Archive for September, 2009

Mushrooms and persimmons

September 24, 2009


My column in the Cape Gazette this week focuses on the amazing variety of mushrooms and colorful persimmons showing up these days along the Junction and Breakwater Trail between Lewes and Rehoboth Beach.  These last two weeks of September and the first two weeks of October have always been my favorite four weeks of the year because the weather is so nice, the ocean so warm, and the bounty of nature so plentiful.

Here are two photographs taken last Tuesday along the trail.  One is a ripe persimmon in the grass along the trail beneath a tall and thin persimmon tree filled with fruit.  The other is a spiny mushroom – my term, not scientific – that is beautiful in its architecture.  I wish I knew whether I could eat it but I’m not taking any chances.


A visit from our left coasters

September 22, 2009

My daughter Megan is in town this week with her husband Ross and her Jiffy Pop belly.  She’s due in mid-November so Becky and I are planning a Thanksgiving trip to Seattle when we hope to have plenty to give thanks for.  Megan and Ross are confirmed left coasters – Megan as a transplant and Ross as a California native and long-time Washington resident.  They root for the Huskies (big upset of USC), the Seahawks and the Mariners and listen to lots of indy music.  Ross plays bass in an indy band: Spanish for 100.  Google them and you’ll get a sense of what they’re about – hard-charging rock and roll.

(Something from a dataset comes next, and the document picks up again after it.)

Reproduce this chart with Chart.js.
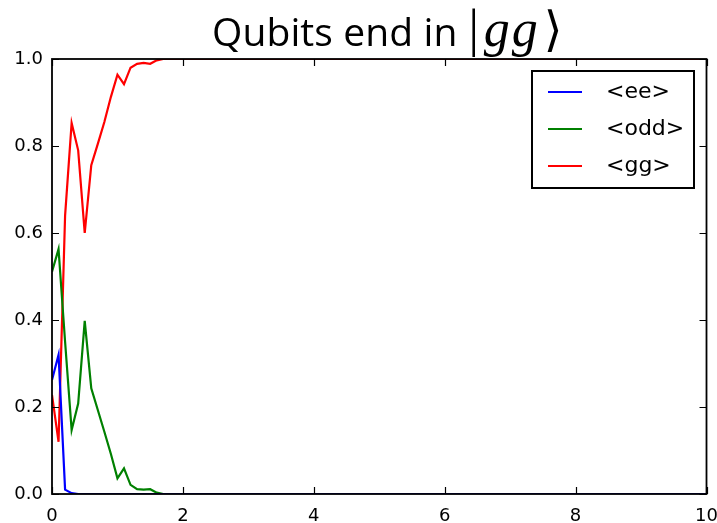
<!DOCTYPE html>
<html>
<head>
<meta charset="utf-8">
<script src="https://cdn.jsdelivr.net/npm/chart.js@4/dist/chart.umd.min.js"></script>
<style>
  html, body { margin: 0; padding: 0; background: #fff; }
  #wrap { width: 717px; height: 523px; }
</style>
</head>
<body>
<div id="wrap"><canvas id="c" width="717" height="523"></canvas></div>
<script>
// Time axis samples (after 1.8 every population stays put until t = 10)
const times = [0, 0.1, 0.2, 0.3, 0.4, 0.5, 0.6, 0.7, 0.8, 0.9, 1.0, 1.1, 1.2, 1.3, 1.4, 1.5, 1.6, 1.7, 1.8, 10];

// Populations of the two-qubit states
const eeValues  = [0.262, 0.320, 0.010, 0.002, 0, 0, 0, 0, 0, 0, 0, 0, 0, 0, 0, 0, 0, 0, 0, 0];
const oddValues = [0.511, 0.563, 0.350, 0.147, 0.208, 0.398, 0.243, 0.193, 0.143, 0.092, 0.036, 0.059, 0.021, 0.011, 0.010, 0.011, 0.003, 0, 0, 0];
const ggValues  = [0.228, 0.120, 0.640, 0.853, 0.790, 0.600, 0.756, 0.805, 0.855, 0.913, 0.964, 0.942, 0.980, 0.989, 0.991, 0.989, 0.997, 1.0, 1.0, 1.0];

const seriesLabels = ['<ee>', '<odd>', '<gg>'];
const seriesColors = ['#0000ff', '#008000', '#ff0000'];

// Axis ticks
const xTicks = [0, 2, 4, 6, 8, 10];
const yTicks = [0.0, 0.2, 0.4, 0.6, 0.8, 1.0];

const toPoints = vals => vals.map((v, i) => ({ x: times[i], y: v }));

// Frame around the plot plus inward-pointing tick marks on all four sides
const frameTicks = {
  id: 'frameTicks',
  afterDatasetsDraw(chart) {
    const { ctx, chartArea: a, scales: { x, y } } = chart;
    const len = 7;
    ctx.save();
    ctx.strokeStyle = '#000';
    ctx.lineWidth = 1.2;
    ctx.beginPath();
    xTicks.forEach(v => {
      const px = Math.round(x.getPixelForValue(v)) + 0.5;
      ctx.moveTo(px, a.bottom); ctx.lineTo(px, a.bottom - len);
      ctx.moveTo(px, a.top); ctx.lineTo(px, a.top + len);
    });
    yTicks.forEach(v => {
      const py = Math.round(y.getPixelForValue(v)) + 0.5;
      ctx.moveTo(a.left, py); ctx.lineTo(a.left + len, py);
      ctx.moveTo(a.right, py); ctx.lineTo(a.right - len, py);
    });
    ctx.stroke();
    ctx.lineWidth = 1.8;
    ctx.strokeRect(a.left, a.top, a.right - a.left, a.bottom - a.top);
    ctx.restore();
  }
};

// Boxed legend in the upper right corner of the plot
const boxLegend = {
  id: 'boxLegend',
  afterDraw(chart) {
    const { ctx } = chart;
    const bx = 532, by = 71, bw = 162, bh = 117;
    ctx.save();
    ctx.fillStyle = '#fff';
    ctx.fillRect(bx, by, bw, bh);
    ctx.strokeStyle = '#000';
    ctx.lineWidth = 2;
    ctx.strokeRect(bx, by, bw, bh);
    ctx.font = '22px "DejaVu Sans"';
    ctx.textBaseline = 'middle';
    ctx.textAlign = 'left';
    chart.data.datasets.forEach((ds, i) => {
      const ry = 92 + i * 37;
      ctx.strokeStyle = ds.borderColor;
      ctx.lineWidth = 1.8;
      ctx.beginPath();
      ctx.moveTo(548, ry); ctx.lineTo(582, ry);
      ctx.stroke();
      ctx.fillStyle = '#000';
      ctx.fillText(ds.label, 606, ry);
    });
    ctx.restore();
  }
};

// Title with the ket written in serif math style
const ketTitle = {
  id: 'ketTitle',
  afterDraw(chart) {
    const { ctx } = chart;
    const base = 46;
    const parts = [
      { t: 'Qubits end in', f: '39px "Open Sans"', ls: '0.1px', gap: 11 },
      { t: '|', f: '52px "Liberation Serif"', ls: '0px', gap: 5 },
      { t: 'gg', f: 'italic 52px "Liberation Serif"', ls: '2px', gap: 4 },
      { t: '\u27E9', f: '48px "DejaVu Serif", "DejaVu Sans"', ls: '0px', gap: 0 }
    ];
    ctx.save();
    ctx.fillStyle = '#000';
    ctx.textBaseline = 'alphabetic';
    ctx.textAlign = 'left';
    let cx = 212;
    parts.forEach(p => {
      ctx.font = p.f; ctx.letterSpacing = p.ls;
      ctx.fillText(p.t, cx, base);
      cx += ctx.measureText(p.t).width + p.gap;
    });
    ctx.restore();
  }
};

new Chart(document.getElementById('c'), {
  type: 'line',
  data: {
    datasets: [eeValues, oddValues, ggValues].map((vals, i) => ({
      label: seriesLabels[i],
      data: toPoints(vals),
      borderColor: seriesColors[i],
      backgroundColor: seriesColors[i],
      borderWidth: 2.2,
      pointRadius: 0,
      tension: 0,
      fill: false
    }))
  },
  options: {
    responsive: false,
    animation: false,
    events: [],
    layout: { padding: { top: 59, right: 10.5, left: 0, bottom: 0 } },
    plugins: { legend: { display: false }, title: { display: false }, tooltip: { enabled: false } },
    scales: {
      x: {
        type: 'linear', min: 0, max: 10,
        afterBuildTicks: s => { s.ticks = xTicks.map(v => ({ value: v })); },
        afterFit: s => { s.height = 29; s.paddingLeft = 0; s.paddingRight = 0; },
        grid: { display: false, drawTicks: false },
        border: { display: false },
        ticks: { color: '#000', font: { family: 'DejaVu Sans', size: 18 }, padding: 12, maxRotation: 0,
                 callback: v => String(v) }
      },
      y: {
        type: 'linear', min: 0, max: 1,
        afterBuildTicks: s => { s.ticks = yTicks.map(v => ({ value: v })); },
        afterFit: s => { s.width = 52; s.paddingTop = 0; s.paddingBottom = 0; },
        grid: { display: false, drawTicks: false },
        border: { display: false },
        ticks: { color: '#000', font: { family: 'DejaVu Sans', size: 18 }, padding: 9,
                 callback: v => Number(v).toFixed(1) }
      }
    }
  },
  plugins: [frameTicks, boxLegend, ketTitle]
});
</script>
</body>
</html>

Since Washington has a very active initiative and referendum process in its elections, Megan isn’t quite sure what state legislators do.  “They get the voters to decide all their important questions.  What do we pay the legislators for?”  This week I’ve also learned that Washington has no income tax but does have a 10.5 percent sales tax and lots of other taxes that catch them here and there.  Seattle is a great city but so far away!  Between ESP, universal love, cell phones and all the other communication opportunities, we all stay pretty close.  Here’s a picture that Ross sent me of Megan and Seahawk quarterback Matt Hasselbeck at a fundraiser several months back.

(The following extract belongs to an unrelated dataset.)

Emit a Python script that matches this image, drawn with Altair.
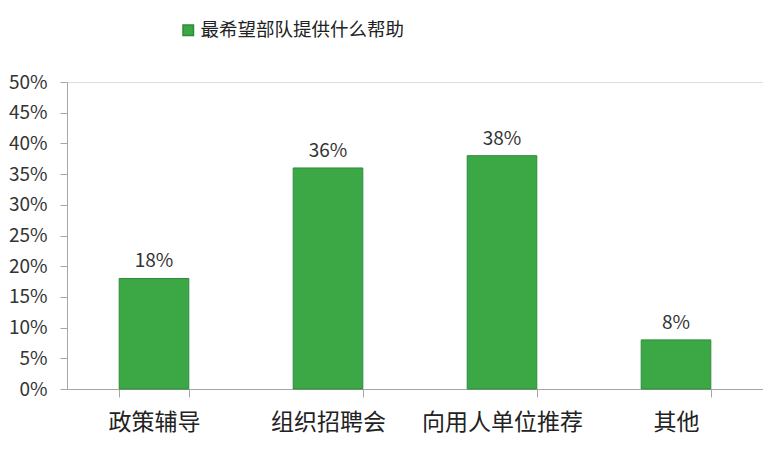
import altair as alt
import pandas as pd

categories = ["政策辅导", "组织招聘会", "向用人单位推荐", "其他"]
values = [0.18, 0.36, 0.38, 0.08]
labels = ["18%", "36%", "38%", "8%"]
series = "最希望部队提供什么帮助"
y_ticks = [0, 0.05, 0.10, 0.15, 0.20, 0.25, 0.30, 0.35, 0.40, 0.45, 0.50]

df = pd.DataFrame({"cat": categories, "val": values, "lab": labels, "series": [series] * 4})

FONT = "Noto Sans CJK SC"

x_enc = alt.X("cat:N", sort=categories,
              scale=alt.Scale(paddingInner=0.6, paddingOuter=0.3),
              axis=alt.Axis(title=None, labelAngle=0, labelFontSize=23, labelColor="#222222",
                            labelFont=FONT, tickBand="extent", tickSize=8, tickColor="#A6A6A6",
                            domainColor="#A6A6A6", labelPadding=14))
y_enc = alt.Y("val:Q", scale=alt.Scale(domain=[0, 0.5], nice=False),
              axis=alt.Axis(title=None, values=y_ticks, format=".0%", labelFontSize=19,
                            labelColor="#333333", labelFont=FONT, tickSize=7, tickColor="#A6A6A6",
                            domainColor="#A6A6A6", grid=False, labelPadding=13,
                            labelOverlap=False, labelBound=False, tickCount=11))

base = alt.Chart(df)

bars = base.mark_bar(stroke="#2E8B3B", strokeWidth=1).encode(
    x=x_enc,
    y=y_enc,
    color=alt.Color("series:N", scale=alt.Scale(range=["#3BA845"]),
                    legend=alt.Legend(title=None, orient="none", legendX=112, legendY=-61,
                                      symbolType="square", symbolSize=110, symbolStrokeColor="#2E8B3B",
                                      labelFontSize=18.5, labelFont=FONT, labelColor="#222222",
                                      labelLimit=400, labelOffset=3)),
)

text = base.mark_text(dy=-7, baseline="bottom", fontSize=19, font=FONT, color="#333333").encode(
    x=x_enc,
    y=y_enc,
    text="lab:N",
)

chart = (bars + text).properties(
    width=696, height=307,
    autosize=alt.AutoSizeParams(type="none"),
    padding={"left": 59, "top": 74, "right": 0, "bottom": 56},
).configure_view(stroke=None).configure(background="white")

chart.save("out.html", embed_options={"renderer": "svg", "actions": False})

Public hearings better than reality TV

September 11, 2009

The much bally-hooed hearing on Lingo Townsend Associates’ Village Centre proposal started at 6 p.m. Thursday, Sept. 10 and finished about 12:15 a.m. Friday morning.  Sussex Planning and Zoning Director Lawrence Lank said it may be the longest continuous public hearing on record.  Here are some observations:

• Chairman Bob Wheatley, with one exception, ran a good meeting.  When people were out of line with applause or snickering, he nipped them in the bud.  The result was a civil evening with moments of laughter to relieve the thickness of the testimony. Wheatley kept people on the subject at hand but gave everyone plenty of latitude to say their piece.  The only time he slipped was when he allowed P&Z member Marty Ross to tee off on Sen. Gary Simpson, making him a scapegoat for what Ross considers DelDOT’s failed improvement policies in Sussex.  Simpson told P&Z members that he knows of no plans to dualize Kings Highway and knows of no funds available in the next few years for improvement projects in the area.  He came in a week or so after Rep. Pete Schwartzkopf appeared before the commissioners and told them people in eastern Sussex were losing confidence in the county government.  Ross and Wheatley appeared to take vindictive pleasure in railing at Simpson as if he were representative of all that’s wrong with state government.  Wheatley should have reined Ross in long before P&Z Attorney Vince Roberston saw Ross on thin ice with one foot already in cold water.  Ross said DelDOT’s highway improvement policy in Sussex amounts to allowing developers to fix our roads as part of development proposals.  “That’s why we have to recommend approval for projects like this one,” said Ross about the Village Center proposal which includes $3.5 million worth of highway construction improvements and $5 million in rights-of-way for improvements.  Robertson listened while Wheatley sat back in his chair and Ross railed on. On that note, however, Robertson leaned forward and cautioned Ross against making satements indicating he has already made his mind up before hearing all testimony.  That brought sanity back. Afterwards, standing by the front door of the county administration building with its glass splattered by heavy rain in the night’s quiet hours, Wheatley said he hoped the planners could make the right decision.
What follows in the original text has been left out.